Das erlebte Problem:
Nachdem in der ersten Unterrichtseinheit des Praktikums mit Geräteturnen ein eher schwieriges Thema (es ist nicht Fussball!) sehr gut bei der Klasse angekommen war, sollte in der zweiten Praktikumslektion das Thema "Kampfsport" im Zentrum stehen, wobei die zweite Hälfte dieser Lektion für ein Fussballspiel vorgesehen war. Im Gegensatz aber zur Geräteturnen-Lektion, wo alle SuS mit Interesse und Begeisterung dabei waren, konnte ein Grossteil der Klasse nicht für das Thema "Kampfsport" erwärmt werden. Nach einem kurzen, intensiven Aufwärmen sollten die SuS die Möglichkeit erhalten, in (möglichst homogenen) Dreiergruppen verschiedene 1gegen1-Kampfformen ausprobieren zu können (fünf Blöcke à ca. sechs Minuten). Von insgesamt vier Gruppen entstanden allerdings nur bei einer Gruppe richtige Kämpfe, die diesen Namen auch verdienen. Bei dieser Gruppe (bei welcher die betreuende Lehrperson dabei war), wurden intensive und ernste, aber jederzeit faire Kämpfe ausgetragen.
Bei allen anderen Kleingruppen allerdings fanden keine richtigen Kämpfe statt – die SuS sassen nur auf ihren Matten oder ‚blödelten’ herum. Auch nach mehrfachen Ermahnungen durch beide Lehrpersonen verbesserte sich die Situation nicht: Während eine Gruppe ungeachtet des Verhaltens aller anderen Gruppen mit Freude und Lust die verschiedenen Kampfformen ausprobierte, fand auf den anderen drei Matten in der gleichen Zeit kaum ein richtiger Kampf statt.

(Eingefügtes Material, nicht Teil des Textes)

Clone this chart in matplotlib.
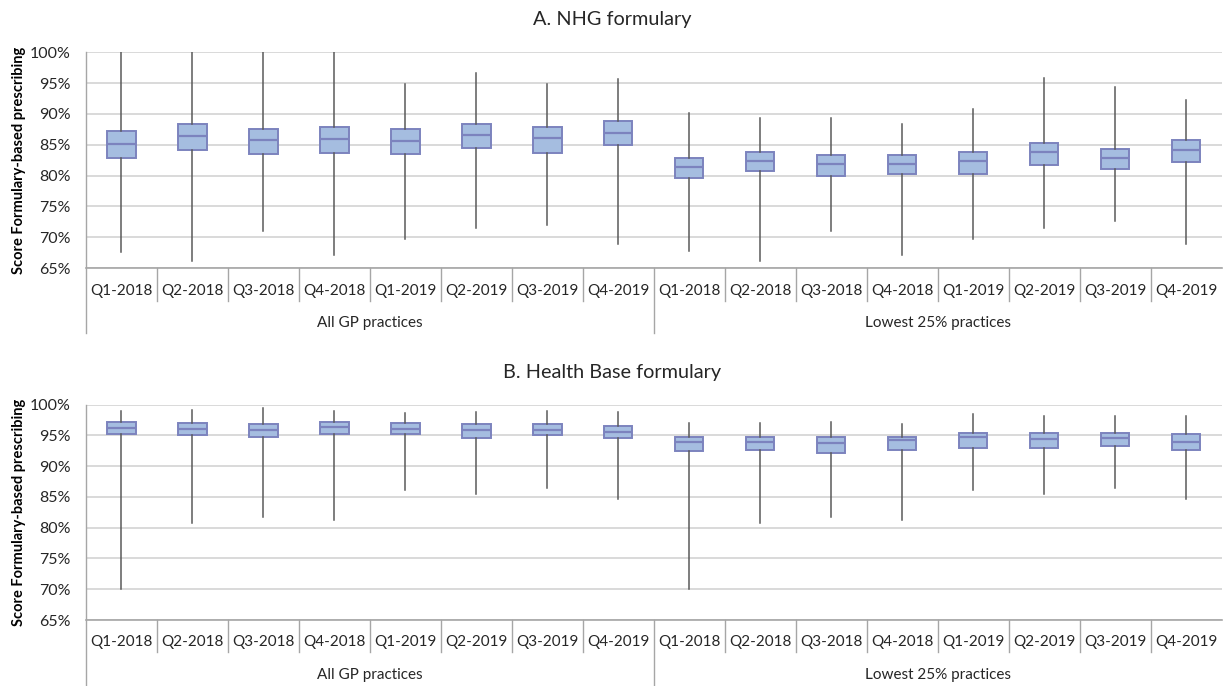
#!/usr/bin/env python3
"""Box plots of formulary-based prescribing scores (NHG and Health Base)."""

import matplotlib
matplotlib.use("Agg")
import matplotlib.pyplot as plt
from matplotlib.ticker import FuncFormatter

plt.rcParams["font.family"] = ["Lato", "DejaVu Sans"]

QUARTERS = ["Q1-2018", "Q2-2018", "Q3-2018", "Q4-2018",
            "Q1-2019", "Q2-2019", "Q3-2019", "Q4-2019"]
GROUPS = ["All GP practices", "Lowest 25% practices"]

# Panel A: NHG formulary (all practices first, then lowest 25%)
nhg_min = [67.7, 66.2, 71.0, 67.1, 69.8, 71.5, 72.0, 69.0,
           67.8, 66.2, 71.0, 67.1, 69.8, 71.5, 72.7, 69.0]
nhg_q1 = [82.9, 84.1, 83.5, 83.7, 83.5, 84.5, 83.7, 85.0,
          79.6, 80.7, 80.0, 80.2, 80.2, 81.8, 81.0, 82.2]
nhg_med = [85.1, 86.4, 85.8, 86.0, 85.6, 86.5, 86.1, 86.9,
           81.4, 82.3, 81.9, 81.9, 82.3, 83.8, 82.8, 84.1]
nhg_q3 = [87.2, 88.3, 87.6, 87.8, 87.6, 88.3, 87.8, 88.9,
          82.9, 83.8, 83.3, 83.4, 83.8, 85.3, 84.3, 85.8]
nhg_max = [100.0, 100.0, 100.0, 100.0, 94.8, 96.6, 94.8, 95.6,
           90.1, 89.4, 89.4, 88.4, 90.8, 95.8, 94.3, 92.3]

# Panel B: Health Base formulary
hb_min = [70.0, 80.8, 81.7, 81.3, 86.2, 85.5, 86.4, 84.6,
          70.0, 80.8, 81.7, 81.3, 86.1, 85.4, 86.4, 84.6]
hb_q1 = [95.2, 95.0, 94.8, 95.3, 95.2, 94.6, 95.0, 94.5,
         92.4, 92.6, 92.1, 92.6, 92.9, 92.9, 93.3, 92.6]
hb_med = [96.2, 96.1, 95.9, 96.4, 96.1, 95.9, 95.9, 95.6,
          94.0, 93.9, 93.7, 94.2, 94.7, 94.4, 94.5, 94.0]
hb_q3 = [97.1, 97.0, 96.8, 97.1, 97.0, 96.8, 96.8, 96.5,
         94.8, 94.7, 94.7, 94.8, 95.4, 95.4, 95.4, 95.2]
hb_max = [99.0, 99.2, 99.5, 99.0, 98.6, 98.8, 99.0, 98.8,
          97.0, 97.0, 97.1, 96.9, 98.4, 98.2, 98.2, 98.2]

BOX_FC = "#a5bde0"
BOX_EC = "#7c83be"
WHISK = "#5a5a5a"
GRID = "#d9d9d9"
AXIS = "#a6a6a6"
TEXT = "#262626"


def draw_panel(ax, lo, q1, med, q3, hi):
    stats = [dict(whislo=a, q1=b, med=c, q3=d, whishi=e, fliers=[])
             for a, b, c, d, e in zip(lo, q1, med, q3, hi)]
    n = len(stats)
    pos = list(range(1, n + 1))
    ax.bxp(stats, positions=pos, widths=0.4, patch_artist=True,
           showcaps=False, showfliers=False,
           boxprops=dict(facecolor=BOX_FC, edgecolor=BOX_EC, linewidth=1.4),
           medianprops=dict(color=BOX_EC, linewidth=1.6),
           whiskerprops=dict(color=WHISK, linewidth=1.1), zorder=3)

    ax.set_xlim(0.5, n + 0.5)
    ax.set_ylim(65, 100)
    ax.set_yticks(range(65, 101, 5))
    ax.yaxis.set_major_formatter(FuncFormatter(lambda v, _: f"{v:.0f}%"))
    ax.grid(axis="y", color=GRID, linewidth=1.4, zorder=0)
    ax.set_axisbelow(True)
    for s in ("top", "right", "left"):
        ax.spines[s].set_visible(False)
    ax.spines["bottom"].set_color(AXIS)
    ax.spines["bottom"].set_linewidth(1.2)
    ax.tick_params(axis="y", length=0, labelsize=11.5, labelcolor=TEXT, pad=11)
    ax.set_xticks(pos)
    ax.set_xticklabels(QUARTERS * 2)
    ax.tick_params(axis="x", length=0, labelsize=11, labelcolor=TEXT, pad=11)

    tr = ax.get_xaxis_transform()
    # category separators
    for k in range(1, n):
        depth = -0.30 if k == n // 2 else -0.15
        ax.plot([k + 0.5, k + 0.5], [0, depth], transform=tr, color=AXIS,
                linewidth=1.0, clip_on=False)
    # left axis line running down through the label rows
    ax.plot([0.5, 0.5], [1, -0.30], transform=tr, color=AXIS,
            linewidth=1.0, clip_on=False)
    for g, name in enumerate(GROUPS):
        ax.text(g * 8 + 4.5, -0.255, name, transform=tr, ha="center",
                va="center", fontsize=11, color=TEXT)

    ax.set_ylabel("Score Formulary-based prescribing", fontsize=10.5,
                  fontweight="bold", color="black", labelpad=3)


def main():
    fig = plt.figure(figsize=(12.25, 6.86), dpi=100)
    ax_a = fig.add_axes([0.0702, 0.609, 0.927, 0.315])
    ax_b = fig.add_axes([0.0702, 0.0962, 0.927, 0.314])

    draw_panel(ax_a, nhg_min, nhg_q1, nhg_med, nhg_q3, nhg_max)
    draw_panel(ax_b, hb_min, hb_q1, hb_med, hb_q3, hb_max)

    fig.text(0.5, 0.972, "A. NHG formulary", ha="center", va="center",
             fontsize=14.3, color=TEXT)
    fig.text(0.5, 0.457, "B. Health Base formulary", ha="center",
             va="center", fontsize=14.3, color=TEXT)

    fig.savefig("out.png", dpi=100)
    plt.close(fig)


if __name__ == "__main__":
    main()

Speziell bemerkenswert erscheint in dieser Schilderung vor allem die Tatsache, dass es sich bei dieser Klasse um eine Gruppe junger Lehrlinge handelte, die – abgesehen von dieser Situation – äusserst gerne den Sportunterricht besuchte und wenn auch nicht immer mit voller Konzentration, so doch wenigstens mit einem gewissen Grad an Begeisterung in der Halle bei der Sache war.
Abgesehen von dieser Feststellung, die schlussendlich weniger mit einer Frage als vielmehr mit einer Ratlosigkeit verbunden ist, drängen sich verschiedene (weiterführende) Fragen auf:

-Wie ist es zu erklären, dass bei einer Klasse, die sich im Normalfall (oder im Durchschnitt) durch eine starke sportliche Begeisterung und damit verbundene Motivation auszeichnet, plötzlich eine allgemeine Unlust verbreitet?

-Liegt der Grund für das Verhalten der SuS im Umstand, dass bei Kampfformen eine ausgeprägte Form von Körperkontakt notwendig ist?

-Welche Rolle spielt bei diesem Fallbeispiel die Tatsache, dass es sich bei dieser Klasse um eine eher "unruhige" Klasse handelt(e)?

-Ist bzw. war die Ankündigung zu Beginn der Lektion, dass in der zweiten Hälfte Fussball gespielt wird (was eigentlich als Motivation für die Klasse gedacht war), am Ende vielleicht sogar eher kontraproduktiv?